After a hearing, four of five members of the Chain of Command Review Board (CCRB) voted to sustain the charges, but the fifth had final decision-making authority. He found insufficient evidence to sustain the charge. Tinsley was not punished for the alleged rape.
Suspended Without Pay
But he was given a 240-hour suspension without pay for his conduct during the investigation. A captain said Tinsley told “three different stories” and his testimony at the hearing didn’t match what he told internal affairs. A major told the chief that Tinsley had revealed information at the hearing that he should have told the investigator.
Additional rule-of-conduct charges were sustained because the CMPD had learned from his cell phone records that he’d improperly conducted two inquiries and had asked another officer to dismiss a friend’s traffic violation. He went on to be charged with abuse of position and lack of courtesy after he parked in an unauthorized spot and allegedly intimidated a parking attendant by getting in his face to say he was a police officer and the attendant didn’t have the authority to give him a ticket.
After a hearing, the CCRB recommended firing Tinsley based on the many charges against him and his entire disciplinary history. The civil service board voted 3-2 to fire him.
Meanwhile, Tinsley had sued Aquino for slander in accusing him of rape. After a trial, the jury returned found for Tinsley and fixed damages at $50,000. The city, which provided Aquino’s legal defense, settled the suit for $41,500.
Suit Invokes Title VII
Tinsley then sued the city for sex and race discrimination in violation of Title VII. His race claim failed, but he won on his sex bias claim. Aquino was his only “comparator” – a similarly situated female officer who engaged in similar misconduct but was treated better by the CMPD. The city objected and moved for judgment as a matter of law, arguing she wasn’t a valid comparator. The district court denied its motions. The jury found Tinsley won and awarded him $125,000 in compensatory damages. The judge went on to award him back pay of $699,820, front pay of $629,210, and a federal income tax offset of $342,345 – for a total of more than $1.6 million. It also awarded him $330,797.50 in attorneys’ fees and $22,045.57 in costs.
But the city appealed, and the Fourth Circuit reversed the judgment.
While writing that “overturning a jury verdict is a serious matter and one that we do not take lightly[,]” the court found it had to here “because Aquino was not a valid comparator” so there was “insufficient evidence as a matter of law for a jury to find that Tinsley’s employment was terminated because of his sex.”
The court found they weren’t similarly situated because his disciplinary history was much worse than hers.
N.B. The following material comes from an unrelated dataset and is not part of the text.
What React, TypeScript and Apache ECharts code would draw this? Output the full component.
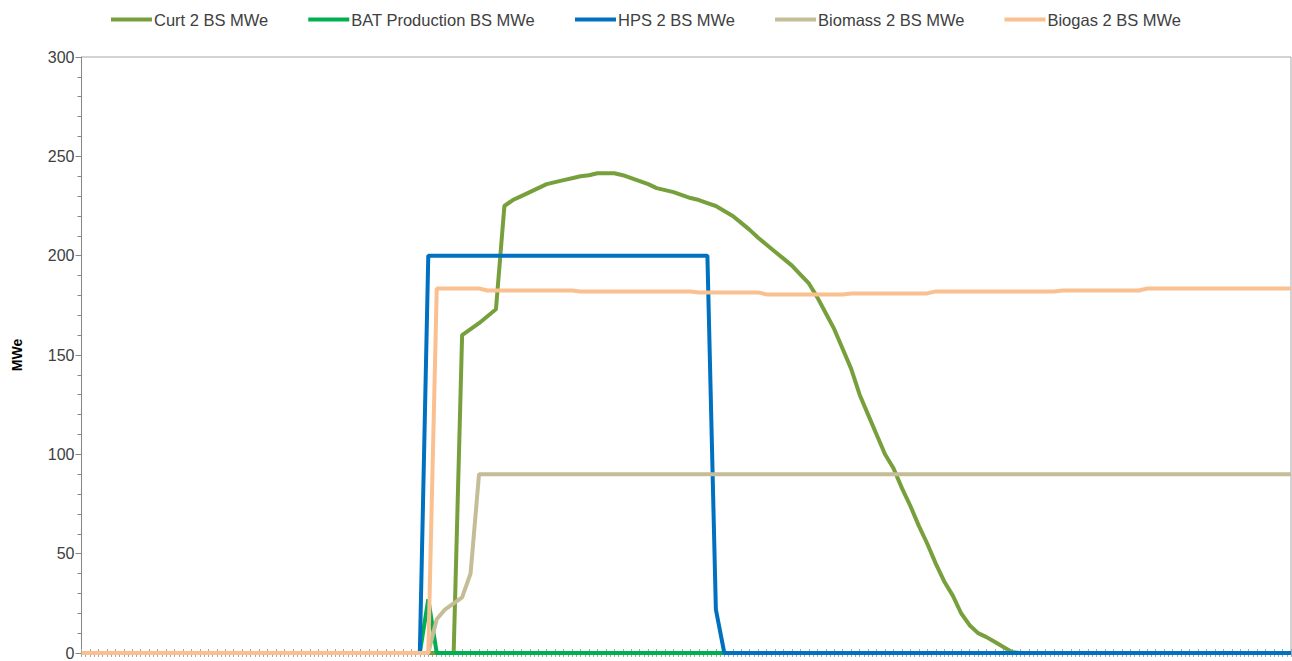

That made a difference because CMPD’s progressive discipline system took an officer’s disciplinary history into account in deciding how to address new misconduct. Unlike her, Tinsley had an extensive record of misconduct, including repeated untruthfulness.
Different Circumstances, Different Results
They also didn’t commit comparably serious misconduct. Tinsley claimed they both showed lack of candor in the assault investigation as she didn’t mention the 1:55 A.M. phone call to investigators before phone records revealed it. The court rejected this, as Tinsley’s lack of candor charge was based on withholding information about events that occurred between the two of them that night – which was what internal affairs was investigating. Her phone call with a third party didn’t show she withheld information that the CMPD sought.
Importantly, the reasons CMPD gave for firing Tinsley were four charges based on his cell-phone records and three charges based on the parking lot incident. Unlike Tinsley, Aquino was never disciplined for demanding special treatment because she’s a police officer. The court wrote, “Because the City’s motions for judgment as a matter of law should have been granted, we also must reverse the district court’s award of back pay, front pay, income tax offset, and attorneys’ fees and costs. Those awards were predicated on the district court’s erroneous finding that Tinsley had established Aquino as a valid comparator to prove that his employment was terminated because of his sex.”
Tinsley v. City of Charlotte, No. 19-1871, 2021 WL 1783226 (4th Cir. 5/5/21).